Der demesine de, çok geçmeden akıl defterinde aşk ayetinin bulunmadığını anlar ve “Saki, döndür kadehi, herkese sun, bana da ver. Çünkü aşk, önce kolay göründü ama sonradan çok müşküller meydana geldi.” diye dertlenir. Peki nedir bu müşküller?

Bizler hayatımızın bilgesi ve savaşçısı değiliz. Hayatımızın ne olması gerektiğini diğerleri tayin eder dolayısıyla biz başkasının yani ötekinin savaşçısıyız. Sosyal, ruhsal, zihinsel ve iktisadi hayatlarımız ötekine kiraya verilmiştir. Kuru mülkiyet hakki bizde ama kullanım yani tasarruf hakkı ötekindedir; toplumda, devlette, dinde, partide, fabrikada, büroda, dairede vs.

Kiraya verdiğimiz şeyin ne şekilde hangi amaçla ve hangi yoğunlukla kullanılacağı üzerinde de söz hakkımız yoktur. Kiralanan şey, kullanılamaz ve işe yaramaz hale geldiğinde bize geri verilir ve onu alır kabristanın yolunu tutarız.

Kullanımı elimizden alınan hayat karşılığında aldığımız bir kira yahut kullanım bedeli var elbette. Ne var ki, iyiliğimize değil diye bu işi bozmaya niyetlendiğimizde, irade ve aklımızın kullanım hakkının da ötekinde olduğunu ve neyi, hangi bağlamda, nasıl akıl edeceğimizi ötekilerin tayin ettiğini fark ederiz.

Bu farkındalık bir hakikati aşikar eder; Ötekilerin içinde, ötekilerle iş birliği yapan “öteki ben” de var! Böylece, kendi otantik özümüze karşı öteki olduğumuzu ve yakalandığımız tuzağı, aynı zamanda öteki olarak ötekiyle birlikte kurduğumuzu, ben ve öteki ayrımına dayalı yanılgının sinsice kurgulanmış bir tuzak içinde tuzak olduğunu keşfederiz.

Tuzağı bozmak ve bu cehennemden kurtulmak için kullanımdaki araçların hangisine yönelirsek yönelelim, kanun, din, ahlak, felsefe, estetik, bilim, vs. hangisini kullanırsak kullanalım tüm bu muhtelif araçların bizim değil, bizim de içinde olduğumuz ötekinin tayin ettiği prensiplere göre çalıştığını ve bu araçlarla yapabileceğimiz tek şeyin, kuru mülkiyeti bizde olanın kullanımı konusunda, ötekiler arasında bir tercih yapmaktan ibaret olduğunu anlarız.

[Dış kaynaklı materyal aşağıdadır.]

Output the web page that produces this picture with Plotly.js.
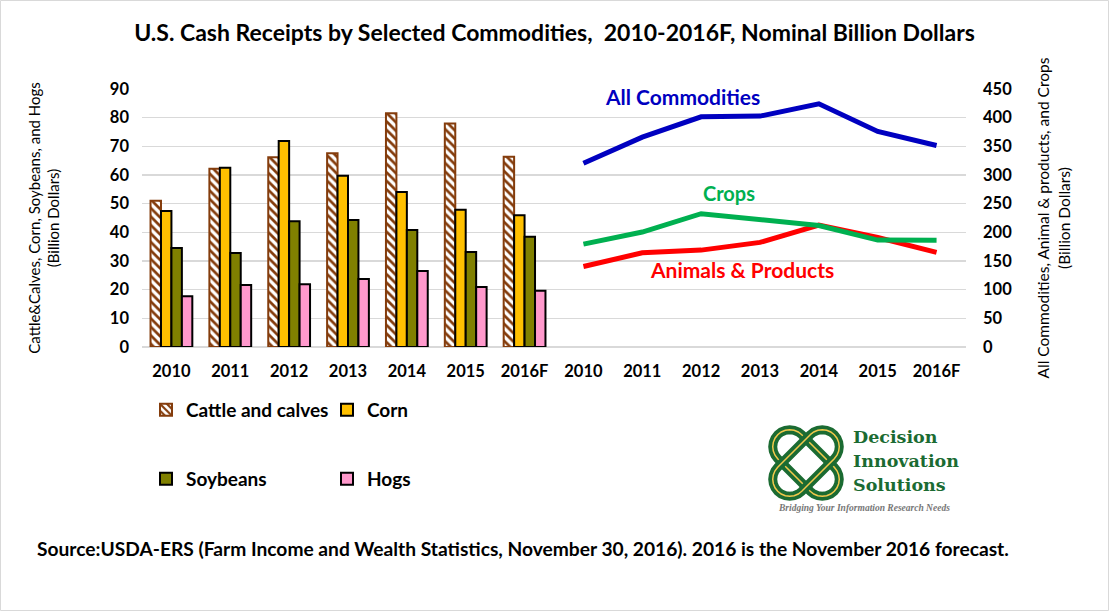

İrademiz, kullanım hakkını bir partiden ötekine, bir dinden ötekine, bir etiketten ötekine, bir mahalleden ötekine mümkünse devretmek “özgürlüğünden” ibaret kalır; duvarları “öteki ben”in de içinde olduğu ötekiler tarafından örülmüş zindanın içinde, o köşeden bu köşeye volta atma özgürlüğü yani.

Müesses nizam, eleştiri ve seçim hakkı olarak ifadesini bulan bu özgürlük yanılgısını nimet olarak sunmaktan keyif alır. Eleştiri, farklı düşünme, din, vicdan, fikir hürriyeti, müesses nizamın mutlak yanılgıyı sürekli kılmasının araçları ve gereğidir ve müesses nizam açısından problem teşkil etmezler. Vaktaki eleştiri filli boyut kazanır, o zaman büyü bozulur.

Ne yani, Heidegger ve Sofileri de katıp söyleyeceklerinin hepsi bu kadar mı? Yaşadığımız bu mucizevi ve kutsal gezegen can çekişirken, nehirlerden zehir akıp, göller kururken, iktidar nimetleriyle gözleri kanlanmış yıkım makinaları iş üstündeyken, kimse ötekine hayat hakkı tanımazken, insanlar canavar iştahıyla birbirini ve tüm canlıları boğazlarken, yapabileceğimiz hiçbir şey yok mu yani?

Var elbette. Var ama harekete geçmeden önce durum tespiti yapmak gerekir, değil mi?